For workers, the AI revolution presents both opportunities and existential threats. Some jobs will be enhanced by AI tools, making workers more productive. Others will be automated entirely. A McKinsey report estimates that up to 30% of work hours in the US could be automated by 2030. The workers most at risk are often those in middle-skill jobs—exactly the positions that provided stable middle-class employment for previous generations.

The geographic distribution of AI's benefits is equally uneven. Silicon Valley, Seattle, and a few other tech hubs capture the lion's share of AI investment and job creation. Meanwhile, communities that built their economies around manufacturing or other industries face uncertain futures as AI reshapes the economic landscape.

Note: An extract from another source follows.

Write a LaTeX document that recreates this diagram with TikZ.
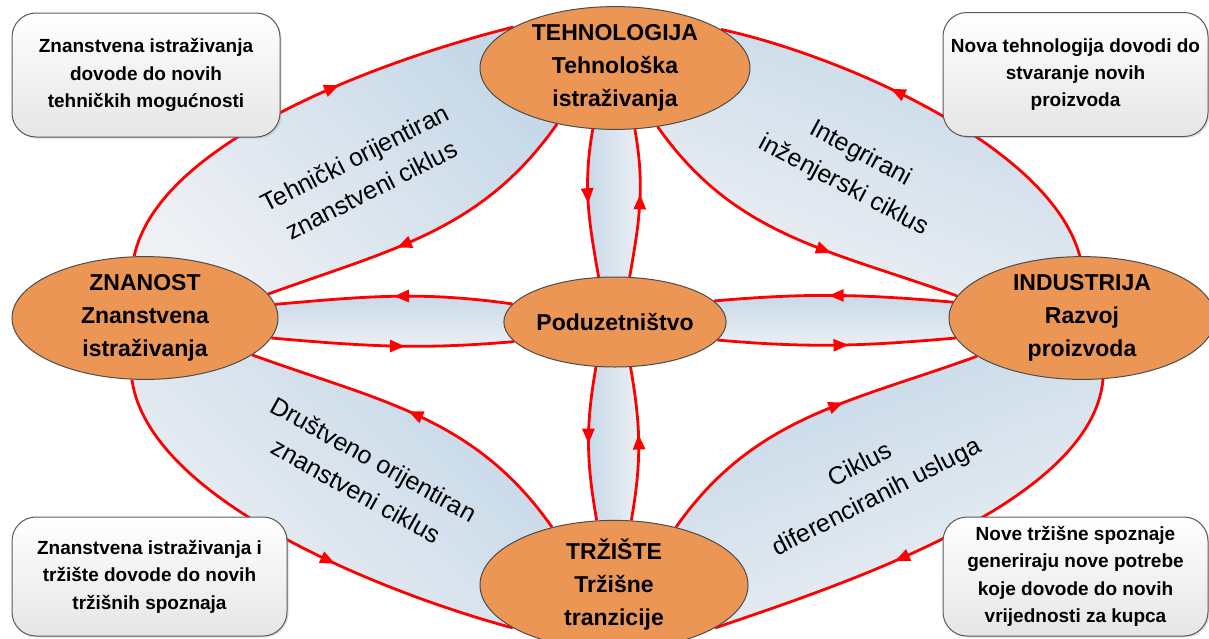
\documentclass[tikz,border=0pt]{standalone}
\usepackage{fontspec}
\setmainfont{Liberation Sans}
\usetikzlibrary{positioning,shapes.geometric,arrows.meta,decorations.markings,backgrounds,shadows}
\definecolor{fieldorange}{RGB}{235,150,85}
\definecolor{lensblue}{RGB}{197,216,232}
\definecolor{lenswhite}{RGB}{238,240,244}
\definecolor{flowred}{RGB}{255,0,0}

\begin{document}
\begin{tikzpicture}[x=0.5pt,y=0.5pt,
  every node/.style={inner sep=0pt},
  field/.style={ellipse,draw=black!70,line width=0.5pt,fill=fieldorange,align=center,
    font=\bfseries\fontsize{11.5}{16.5}\selectfont},
  note/.style={draw=black!65,line width=0.5pt,rounded corners=12pt,top color=white,bottom color=black!10,
    drop shadow={shadow xshift=0.8pt,shadow yshift=-0.8pt,opacity=0.25},
    align=center,font=\bfseries\fontsize{9.5}{13.7}\selectfont},
  cyclelabel/.style={align=center,font=\fontsize{12.5}{18}\selectfont},
  lens/.style={top color=lensblue,bottom color=lenswhite},
  flow/.style={draw=flowred,line width=1.4pt},
  arr/.style={postaction={decorate},decoration={markings,
    mark=at position #1 with {\arrow{Triangle[length=7.5pt,width=6pt]}}}},
  arr/.default=0.55]
\useasboundingbox (0,0) rectangle (1209,-638);

% fields
\node[field,minimum width=135pt,minimum height=53pt] (tech) at (615,-68) {TEHNOLOGIJA\\Tehnološka\\istraživanja};
\node[field,minimum width=100pt,minimum height=45pt] (pod) at (615,-322) {Poduzetništvo};
\node[field,minimum width=134pt,minimum height=53pt] (trz) at (614,-585) {TRŽIŠTE\\Tržišne\\tranzicije};
\node[field,minimum width=133pt,minimum height=55pt] (zna) at (145,-318) {ZNANOST\\Znanstvena\\istraživanja};
\node[field,minimum width=133pt,minimum height=55pt] (ind) at (1082,-318) {INDUSTRIJA\\Razvoj\\proizvoda};

% corner notes
\node[note,minimum width=134pt,minimum height=62pt] (noteTL) at (146,-75) {Znanstvena istraživanja\\dovode do novih\\tehničkih mogućnosti};
\node[note,minimum width=132.5pt,minimum height=62pt] (noteTR) at (1075.5,-74.5) {Nova tehnologija dovodi do\\stvaranje novih\\proizvoda};
\node[note,minimum width=137.5pt,minimum height=59.5pt] (noteBL) at (149.5,-576.5) {Znanstvena istraživanja i\\tržište dovode do novih\\tržišnih spoznaja};
\node[note,minimum width=132.5pt,minimum height=59.5pt] (noteBR) at (1075.5,-576.5) {Nove tržišne spoznaje\\generiraju nove potrebe\\koje dovode do novih\\vrijednosti za kupca};

\begin{scope}[on background layer]
% technically oriented cycle
\shade[lens,shading angle=-45] (zna.100) to[out=78,in=194,looseness=0.7] (tech.158) -- (tech.224) to[out=235,in=20] (zna.11) -- cycle;
\draw[flow,arr=0.6] (zna.100) to[out=78,in=194,looseness=0.7] (tech.158);
\draw[flow,arr=0.6] (tech.224) to[out=235,in=20] (zna.11);
% integrated engineering cycle
\shade[lens,shading angle=-20] (ind.92) to[out=105,in=-12,looseness=0.7] (tech.20) -- (tech.-54) to[out=-55,in=160] (ind.170) -- cycle;
\draw[flow,arr=0.59] (ind.92) to[out=105,in=-12,looseness=0.7] (tech.20);
\draw[flow,arr=0.62] (tech.-54) to[out=-55,in=160] (ind.170);
% socially oriented cycle
\shade[lens,shading angle=-45] (trz.137) to[out=125,in=-20] (zna.-19) -- (zna.258) to[out=-82,in=165,looseness=0.7] (trz.203) -- cycle;
\draw[flow,arr=0.53] (trz.137) to[out=125,in=-20] (zna.-19);
\draw[flow,arr=0.6] (zna.258) to[out=-82,in=165,looseness=0.7] (trz.203);
% differentiated services cycle
\shade[lens,shading angle=20] (trz.43) to[out=55,in=200] (ind.200) -- (ind.-71) to[out=-95,in=19,looseness=0.7] (trz.-23) -- cycle;
\draw[flow,arr=0.6] (trz.43) to[out=55,in=200] (ind.200);
\draw[flow,arr=0.6] (ind.-71) to[out=-95,in=19,looseness=0.7] (trz.-23);
% entrepreneurship links
\shade[lens] (pod.170) to[out=172,in=5] (zna.6) -- (zna.-9) to[out=-5,in=185] (pod.191) -- cycle;
\draw[flow,arr=0.5] (pod.170) to[out=172,in=5] (zna.6);
\draw[flow,arr=0.55] (zna.-9) to[out=-5,in=185] (pod.191);
\shade[lens] (ind.173) to[out=175,in=5] (pod.12) -- (pod.-10) to[out=-5,in=185] (ind.189) -- cycle;
\draw[flow,arr=0.52] (ind.173) to[out=175,in=5] (pod.12);
\draw[flow,arr=0.55] (pod.-10) to[out=-5,in=185] (ind.189);
\shade[lens,shading angle=90] (tech.250) to[out=-100,in=100] (pod.110) -- (pod.72) to[out=80,in=-80] (tech.-72) -- cycle;
\draw[flow,arr=0.5] (tech.250) to[out=-100,in=100] (pod.110);
\draw[flow,arr=0.56] (pod.72) to[out=80,in=-80] (tech.-72);
\shade[lens,shading angle=90] (pod.247) to[out=-100,in=100] (trz.105) -- (trz.75) to[out=80,in=-80] (pod.-71) -- cycle;
\draw[flow,arr=0.5] (pod.247) to[out=-100,in=100] (trz.105);
\draw[flow,arr=0.56] (trz.75) to[out=80,in=-80] (pod.-71);
\end{scope}

% cycle names
\node[cyclelabel,rotate=27] (techcycle) at (363,-174) {Tehnički orijentiran\\znanstveni ciklus};
\node[cyclelabel,rotate=-28] (engcycle) at (852,-170) {Integrirani\\inženjerski ciklus};
\node[cyclelabel,rotate=-29] (soccycle) at (365,-475) {Društveno orijentiran\\znanstveni ciklus};
\node[cyclelabel,rotate=27] (servcycle) at (869,-482) {Ciklus\\diferenciranih usluga};
\end{tikzpicture}
\end{document}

Perhaps most concerning is the energy consumption of AI systems. Training large language models requires enormous amounts of computing power, which translates to significant electricity usage and carbon emissions. As AI systems grow larger and more complex, their environmental footprint grows accordingly. This raises uncomfortable questions about sustainability in an era of climate crisis.

The startup ecosystem around AI has exploded, with thousands of companies claiming to offer AI-powered solutions for everything from healthcare to agriculture. Yet many of these startups are essentially wrappers around existing large language models, adding minimal value while capturing venture capital funding. How many will survive when investors start demanding actual returns?

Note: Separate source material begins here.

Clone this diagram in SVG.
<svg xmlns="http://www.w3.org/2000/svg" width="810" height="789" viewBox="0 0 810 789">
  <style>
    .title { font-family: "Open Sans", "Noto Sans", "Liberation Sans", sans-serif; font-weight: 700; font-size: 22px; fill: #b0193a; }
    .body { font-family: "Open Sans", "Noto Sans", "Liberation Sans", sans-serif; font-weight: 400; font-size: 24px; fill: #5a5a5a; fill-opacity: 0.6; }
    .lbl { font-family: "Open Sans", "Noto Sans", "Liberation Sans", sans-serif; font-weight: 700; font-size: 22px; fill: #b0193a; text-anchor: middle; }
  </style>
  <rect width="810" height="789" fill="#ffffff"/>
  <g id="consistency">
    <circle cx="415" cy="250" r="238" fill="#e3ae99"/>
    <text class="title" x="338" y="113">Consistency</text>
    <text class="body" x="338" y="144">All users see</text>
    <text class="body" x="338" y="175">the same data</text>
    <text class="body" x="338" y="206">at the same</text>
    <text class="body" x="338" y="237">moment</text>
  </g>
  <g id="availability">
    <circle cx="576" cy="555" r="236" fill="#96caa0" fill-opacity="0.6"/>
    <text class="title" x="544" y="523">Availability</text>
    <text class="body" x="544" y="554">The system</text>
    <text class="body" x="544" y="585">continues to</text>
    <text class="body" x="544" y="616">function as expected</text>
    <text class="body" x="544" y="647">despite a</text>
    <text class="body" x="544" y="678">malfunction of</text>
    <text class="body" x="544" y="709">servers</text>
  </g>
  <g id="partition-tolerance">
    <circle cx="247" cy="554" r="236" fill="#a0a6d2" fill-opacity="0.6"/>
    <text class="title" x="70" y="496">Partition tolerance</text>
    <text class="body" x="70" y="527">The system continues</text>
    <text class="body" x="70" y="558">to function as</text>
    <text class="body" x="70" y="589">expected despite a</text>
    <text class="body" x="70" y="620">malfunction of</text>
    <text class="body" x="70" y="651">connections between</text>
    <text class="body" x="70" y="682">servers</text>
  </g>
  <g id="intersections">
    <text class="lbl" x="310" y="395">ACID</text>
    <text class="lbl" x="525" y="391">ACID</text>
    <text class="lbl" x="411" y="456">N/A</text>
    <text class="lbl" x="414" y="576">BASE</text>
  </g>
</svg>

For consumers, the benefits of AI are real but often overstated. Virtual assistants are more capable than ever, but still frequently frustrating to use. AI-powered recommendations help us find content we enjoy, but also trap us in filter bubbles that limit our exposure to new ideas. The promised productivity gains have yet to show up in macroeconomic statistics.

Looking forward, the key question is not whether AI will create value—it clearly will—but how that value will be distributed. Will AI become a tool for broadly shared prosperity, or will it accelerate the concentration of wealth and power among a technological elite? The answer depends largely on policy choices we make today.

The AI revolution is real, but so are its risks and inequities. Navigating this transition successfully will require clear-eyed analysis of who wins, who loses, and what we can do to shape outcomes for the better.